Your task: Repeat the material exactly from its first line to the line that includes "plt.rcParams['axes.unicode_minus'] = False". Skip pictures.

┌──

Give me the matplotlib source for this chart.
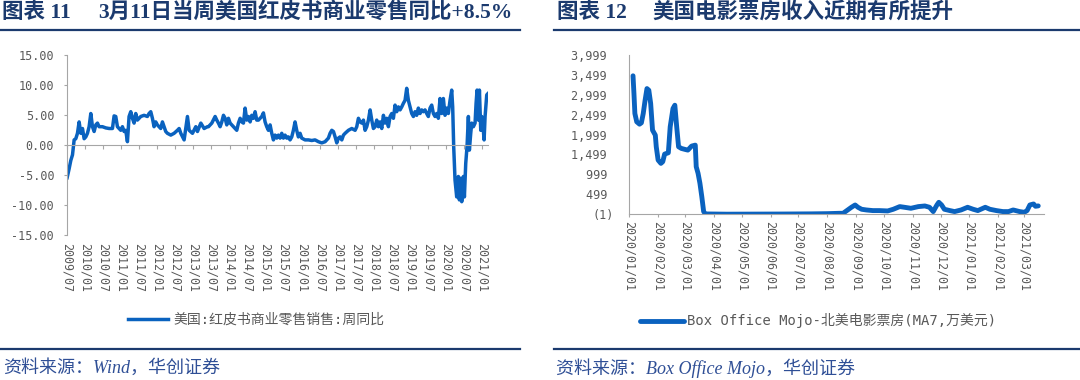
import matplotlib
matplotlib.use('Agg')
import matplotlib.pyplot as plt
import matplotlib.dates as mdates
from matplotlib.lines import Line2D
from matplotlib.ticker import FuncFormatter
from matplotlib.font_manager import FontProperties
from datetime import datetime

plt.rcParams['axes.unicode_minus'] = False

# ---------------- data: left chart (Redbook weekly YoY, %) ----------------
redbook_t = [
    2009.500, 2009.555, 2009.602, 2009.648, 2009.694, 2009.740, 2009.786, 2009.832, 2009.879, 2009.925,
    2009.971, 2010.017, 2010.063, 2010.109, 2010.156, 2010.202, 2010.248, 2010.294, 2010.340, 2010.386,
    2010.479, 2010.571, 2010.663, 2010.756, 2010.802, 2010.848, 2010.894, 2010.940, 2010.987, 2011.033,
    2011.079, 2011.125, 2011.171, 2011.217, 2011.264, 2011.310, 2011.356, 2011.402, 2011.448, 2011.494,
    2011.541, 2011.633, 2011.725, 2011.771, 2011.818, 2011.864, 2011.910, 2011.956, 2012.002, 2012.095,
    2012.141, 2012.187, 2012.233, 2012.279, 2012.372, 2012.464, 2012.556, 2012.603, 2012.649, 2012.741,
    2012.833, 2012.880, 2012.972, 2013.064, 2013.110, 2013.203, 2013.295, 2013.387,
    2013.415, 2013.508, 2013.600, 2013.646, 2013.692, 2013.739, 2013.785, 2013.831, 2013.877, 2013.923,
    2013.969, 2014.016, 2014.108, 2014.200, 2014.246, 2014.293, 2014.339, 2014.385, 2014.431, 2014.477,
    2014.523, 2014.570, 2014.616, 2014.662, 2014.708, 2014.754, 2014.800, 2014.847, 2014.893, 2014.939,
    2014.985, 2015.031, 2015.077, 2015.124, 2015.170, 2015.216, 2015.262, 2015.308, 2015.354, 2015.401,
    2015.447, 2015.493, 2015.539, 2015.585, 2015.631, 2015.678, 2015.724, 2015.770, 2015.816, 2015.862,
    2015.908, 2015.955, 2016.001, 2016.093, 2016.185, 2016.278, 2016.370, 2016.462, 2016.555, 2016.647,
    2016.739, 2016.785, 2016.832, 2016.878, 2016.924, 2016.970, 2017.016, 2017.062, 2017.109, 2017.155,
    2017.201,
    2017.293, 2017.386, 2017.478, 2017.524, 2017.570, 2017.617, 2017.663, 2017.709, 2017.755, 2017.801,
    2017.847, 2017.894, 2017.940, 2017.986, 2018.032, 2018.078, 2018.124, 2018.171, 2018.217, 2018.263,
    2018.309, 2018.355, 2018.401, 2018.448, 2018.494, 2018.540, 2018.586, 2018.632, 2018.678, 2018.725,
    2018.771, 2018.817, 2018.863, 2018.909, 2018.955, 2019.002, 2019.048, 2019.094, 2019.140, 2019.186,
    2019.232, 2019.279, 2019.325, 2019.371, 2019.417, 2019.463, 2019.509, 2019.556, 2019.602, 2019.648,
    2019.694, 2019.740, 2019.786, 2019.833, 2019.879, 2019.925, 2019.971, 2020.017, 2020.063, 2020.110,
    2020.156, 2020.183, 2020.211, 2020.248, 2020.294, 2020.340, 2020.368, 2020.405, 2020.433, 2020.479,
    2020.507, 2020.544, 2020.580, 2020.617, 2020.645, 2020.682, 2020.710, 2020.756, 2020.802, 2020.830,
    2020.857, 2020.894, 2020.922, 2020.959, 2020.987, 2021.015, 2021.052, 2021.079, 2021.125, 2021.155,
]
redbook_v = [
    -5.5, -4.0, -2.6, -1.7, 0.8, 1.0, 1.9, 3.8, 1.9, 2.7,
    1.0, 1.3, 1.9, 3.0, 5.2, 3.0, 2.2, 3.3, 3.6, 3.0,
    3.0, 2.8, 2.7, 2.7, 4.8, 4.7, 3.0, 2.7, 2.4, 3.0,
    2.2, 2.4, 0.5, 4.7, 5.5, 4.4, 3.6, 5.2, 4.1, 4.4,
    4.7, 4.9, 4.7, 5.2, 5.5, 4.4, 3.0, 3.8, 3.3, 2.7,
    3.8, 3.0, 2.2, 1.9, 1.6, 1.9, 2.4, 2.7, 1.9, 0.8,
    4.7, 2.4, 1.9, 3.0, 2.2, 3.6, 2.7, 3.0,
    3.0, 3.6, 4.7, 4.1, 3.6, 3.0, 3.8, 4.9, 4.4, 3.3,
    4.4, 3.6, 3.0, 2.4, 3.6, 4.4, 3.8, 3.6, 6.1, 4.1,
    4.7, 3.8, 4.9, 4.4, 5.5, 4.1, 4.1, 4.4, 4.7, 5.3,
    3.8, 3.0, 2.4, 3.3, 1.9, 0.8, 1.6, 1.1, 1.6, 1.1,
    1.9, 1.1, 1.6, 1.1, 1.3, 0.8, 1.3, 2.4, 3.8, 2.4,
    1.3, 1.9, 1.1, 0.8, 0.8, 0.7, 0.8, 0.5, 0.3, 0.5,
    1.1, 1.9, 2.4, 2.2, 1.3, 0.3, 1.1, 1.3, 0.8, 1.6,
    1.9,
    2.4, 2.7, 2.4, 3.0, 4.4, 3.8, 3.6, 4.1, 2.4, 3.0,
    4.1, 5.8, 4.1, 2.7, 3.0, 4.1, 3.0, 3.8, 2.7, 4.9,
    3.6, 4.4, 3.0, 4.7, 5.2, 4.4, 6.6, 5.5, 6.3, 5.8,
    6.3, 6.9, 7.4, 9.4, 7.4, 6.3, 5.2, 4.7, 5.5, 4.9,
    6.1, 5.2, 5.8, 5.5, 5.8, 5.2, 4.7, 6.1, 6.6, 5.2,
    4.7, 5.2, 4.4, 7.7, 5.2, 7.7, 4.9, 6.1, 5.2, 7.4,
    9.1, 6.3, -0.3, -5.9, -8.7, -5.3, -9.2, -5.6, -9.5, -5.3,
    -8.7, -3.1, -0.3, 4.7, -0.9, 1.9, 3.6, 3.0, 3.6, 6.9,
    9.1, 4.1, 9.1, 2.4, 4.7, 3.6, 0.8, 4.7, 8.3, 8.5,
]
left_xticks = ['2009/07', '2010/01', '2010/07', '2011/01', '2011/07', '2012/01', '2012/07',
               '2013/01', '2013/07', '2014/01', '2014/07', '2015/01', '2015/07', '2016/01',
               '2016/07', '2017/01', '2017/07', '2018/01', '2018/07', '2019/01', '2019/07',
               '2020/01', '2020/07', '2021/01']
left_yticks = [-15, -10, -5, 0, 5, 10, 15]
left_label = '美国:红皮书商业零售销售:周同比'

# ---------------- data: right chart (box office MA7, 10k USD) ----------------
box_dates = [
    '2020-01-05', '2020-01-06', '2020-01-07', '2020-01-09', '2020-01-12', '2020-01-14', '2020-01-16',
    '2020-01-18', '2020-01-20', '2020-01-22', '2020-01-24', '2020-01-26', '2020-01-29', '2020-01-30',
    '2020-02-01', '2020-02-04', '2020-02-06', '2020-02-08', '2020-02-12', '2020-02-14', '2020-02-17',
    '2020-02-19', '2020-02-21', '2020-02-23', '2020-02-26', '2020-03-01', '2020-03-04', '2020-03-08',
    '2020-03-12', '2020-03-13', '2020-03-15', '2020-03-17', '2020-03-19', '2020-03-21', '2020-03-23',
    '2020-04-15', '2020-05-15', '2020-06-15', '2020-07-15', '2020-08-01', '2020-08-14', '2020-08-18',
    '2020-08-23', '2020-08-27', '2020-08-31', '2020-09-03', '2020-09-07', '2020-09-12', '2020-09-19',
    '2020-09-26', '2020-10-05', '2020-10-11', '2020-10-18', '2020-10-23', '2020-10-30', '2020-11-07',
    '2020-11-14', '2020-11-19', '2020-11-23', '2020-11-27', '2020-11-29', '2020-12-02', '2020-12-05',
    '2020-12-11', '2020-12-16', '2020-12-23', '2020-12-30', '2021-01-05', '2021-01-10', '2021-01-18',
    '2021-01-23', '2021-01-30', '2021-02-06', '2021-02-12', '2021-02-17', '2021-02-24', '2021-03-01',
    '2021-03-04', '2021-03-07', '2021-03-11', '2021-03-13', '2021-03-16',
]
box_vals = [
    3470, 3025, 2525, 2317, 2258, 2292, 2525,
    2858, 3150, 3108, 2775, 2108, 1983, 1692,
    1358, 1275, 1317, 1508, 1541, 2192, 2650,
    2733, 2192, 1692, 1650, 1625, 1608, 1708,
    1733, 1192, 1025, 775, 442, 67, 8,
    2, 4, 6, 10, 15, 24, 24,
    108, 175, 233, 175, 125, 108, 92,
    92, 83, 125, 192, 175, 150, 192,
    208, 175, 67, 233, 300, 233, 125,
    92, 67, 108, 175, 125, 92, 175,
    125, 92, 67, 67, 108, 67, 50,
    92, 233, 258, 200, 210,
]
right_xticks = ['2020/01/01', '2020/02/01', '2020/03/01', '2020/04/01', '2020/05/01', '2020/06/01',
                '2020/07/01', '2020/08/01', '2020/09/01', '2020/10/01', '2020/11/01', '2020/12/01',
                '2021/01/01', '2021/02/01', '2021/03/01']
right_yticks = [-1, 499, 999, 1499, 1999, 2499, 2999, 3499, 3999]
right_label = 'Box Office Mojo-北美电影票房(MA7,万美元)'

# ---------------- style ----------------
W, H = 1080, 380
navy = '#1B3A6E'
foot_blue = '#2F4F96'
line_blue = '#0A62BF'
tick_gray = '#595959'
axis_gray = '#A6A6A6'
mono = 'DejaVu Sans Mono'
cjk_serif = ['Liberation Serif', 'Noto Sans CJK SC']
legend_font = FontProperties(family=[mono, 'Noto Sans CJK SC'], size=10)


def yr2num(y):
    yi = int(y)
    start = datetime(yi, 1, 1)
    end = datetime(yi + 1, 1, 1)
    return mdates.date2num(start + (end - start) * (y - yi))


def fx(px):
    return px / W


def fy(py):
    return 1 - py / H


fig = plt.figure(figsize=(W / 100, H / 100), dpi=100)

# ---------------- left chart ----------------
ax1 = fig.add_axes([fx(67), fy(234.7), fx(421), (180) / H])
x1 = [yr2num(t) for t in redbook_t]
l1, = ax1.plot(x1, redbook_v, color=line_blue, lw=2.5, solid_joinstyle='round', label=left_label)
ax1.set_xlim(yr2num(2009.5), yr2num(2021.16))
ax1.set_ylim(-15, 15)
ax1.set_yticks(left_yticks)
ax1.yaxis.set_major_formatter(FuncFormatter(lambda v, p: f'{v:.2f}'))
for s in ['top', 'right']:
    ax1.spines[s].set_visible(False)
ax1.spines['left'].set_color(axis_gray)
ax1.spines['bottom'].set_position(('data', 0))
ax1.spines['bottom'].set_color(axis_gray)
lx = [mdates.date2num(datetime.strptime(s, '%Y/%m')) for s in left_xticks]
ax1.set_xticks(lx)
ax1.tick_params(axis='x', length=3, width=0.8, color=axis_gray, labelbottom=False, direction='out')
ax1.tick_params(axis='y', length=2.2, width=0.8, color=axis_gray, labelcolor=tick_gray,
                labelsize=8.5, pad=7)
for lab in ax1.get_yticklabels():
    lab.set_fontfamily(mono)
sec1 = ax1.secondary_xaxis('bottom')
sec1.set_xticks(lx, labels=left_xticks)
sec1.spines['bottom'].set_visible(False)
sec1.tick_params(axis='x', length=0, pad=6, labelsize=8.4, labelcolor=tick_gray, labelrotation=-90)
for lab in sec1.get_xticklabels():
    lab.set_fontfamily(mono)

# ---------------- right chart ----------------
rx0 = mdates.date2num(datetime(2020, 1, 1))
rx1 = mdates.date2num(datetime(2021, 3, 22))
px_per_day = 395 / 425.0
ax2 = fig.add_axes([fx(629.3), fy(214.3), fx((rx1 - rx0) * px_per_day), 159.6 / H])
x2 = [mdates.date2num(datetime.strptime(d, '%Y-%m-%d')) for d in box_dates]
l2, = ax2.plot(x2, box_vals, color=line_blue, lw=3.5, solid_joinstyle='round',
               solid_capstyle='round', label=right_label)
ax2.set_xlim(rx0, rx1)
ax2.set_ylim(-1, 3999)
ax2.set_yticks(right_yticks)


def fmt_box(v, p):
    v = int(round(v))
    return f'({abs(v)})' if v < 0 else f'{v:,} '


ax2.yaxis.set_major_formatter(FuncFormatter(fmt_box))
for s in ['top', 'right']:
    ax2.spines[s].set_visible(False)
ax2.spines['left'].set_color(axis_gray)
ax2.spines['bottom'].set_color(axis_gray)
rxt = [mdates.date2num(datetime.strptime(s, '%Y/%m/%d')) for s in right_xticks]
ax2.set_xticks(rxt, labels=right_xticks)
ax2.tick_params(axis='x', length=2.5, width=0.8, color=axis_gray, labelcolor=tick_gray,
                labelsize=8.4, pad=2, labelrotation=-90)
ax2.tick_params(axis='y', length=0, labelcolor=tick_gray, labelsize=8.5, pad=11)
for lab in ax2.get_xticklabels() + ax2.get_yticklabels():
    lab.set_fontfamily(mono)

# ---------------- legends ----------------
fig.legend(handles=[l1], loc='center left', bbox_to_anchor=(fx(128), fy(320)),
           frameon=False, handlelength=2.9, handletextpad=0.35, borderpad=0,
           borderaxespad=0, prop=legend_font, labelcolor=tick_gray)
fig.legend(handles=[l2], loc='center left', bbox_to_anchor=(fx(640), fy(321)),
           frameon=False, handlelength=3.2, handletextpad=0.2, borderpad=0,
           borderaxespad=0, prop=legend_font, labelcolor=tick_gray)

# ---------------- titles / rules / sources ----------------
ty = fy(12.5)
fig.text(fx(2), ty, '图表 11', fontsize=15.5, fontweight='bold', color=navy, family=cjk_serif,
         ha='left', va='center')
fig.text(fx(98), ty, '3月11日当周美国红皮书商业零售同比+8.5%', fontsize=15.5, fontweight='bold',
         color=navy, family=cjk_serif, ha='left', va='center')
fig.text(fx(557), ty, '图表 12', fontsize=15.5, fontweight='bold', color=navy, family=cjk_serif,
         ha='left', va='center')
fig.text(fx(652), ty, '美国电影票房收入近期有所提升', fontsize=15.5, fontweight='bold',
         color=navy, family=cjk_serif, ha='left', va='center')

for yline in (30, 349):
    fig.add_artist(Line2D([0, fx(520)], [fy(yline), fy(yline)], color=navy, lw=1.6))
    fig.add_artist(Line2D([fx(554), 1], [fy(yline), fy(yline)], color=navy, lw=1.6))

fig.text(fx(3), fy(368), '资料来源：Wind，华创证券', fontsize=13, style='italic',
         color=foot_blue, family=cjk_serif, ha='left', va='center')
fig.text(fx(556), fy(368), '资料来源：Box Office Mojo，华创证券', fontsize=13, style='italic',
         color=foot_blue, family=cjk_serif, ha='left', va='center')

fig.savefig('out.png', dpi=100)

└──

Exercise solution:
Give me the matplotlib source for this chart.
import matplotlib
matplotlib.use('Agg')
import matplotlib.pyplot as plt
import matplotlib.dates as mdates
from matplotlib.lines import Line2D
from matplotlib.ticker import FuncFormatter
from matplotlib.font_manager import FontProperties
from datetime import datetime

plt.rcParams['axes.unicode_minus'] = False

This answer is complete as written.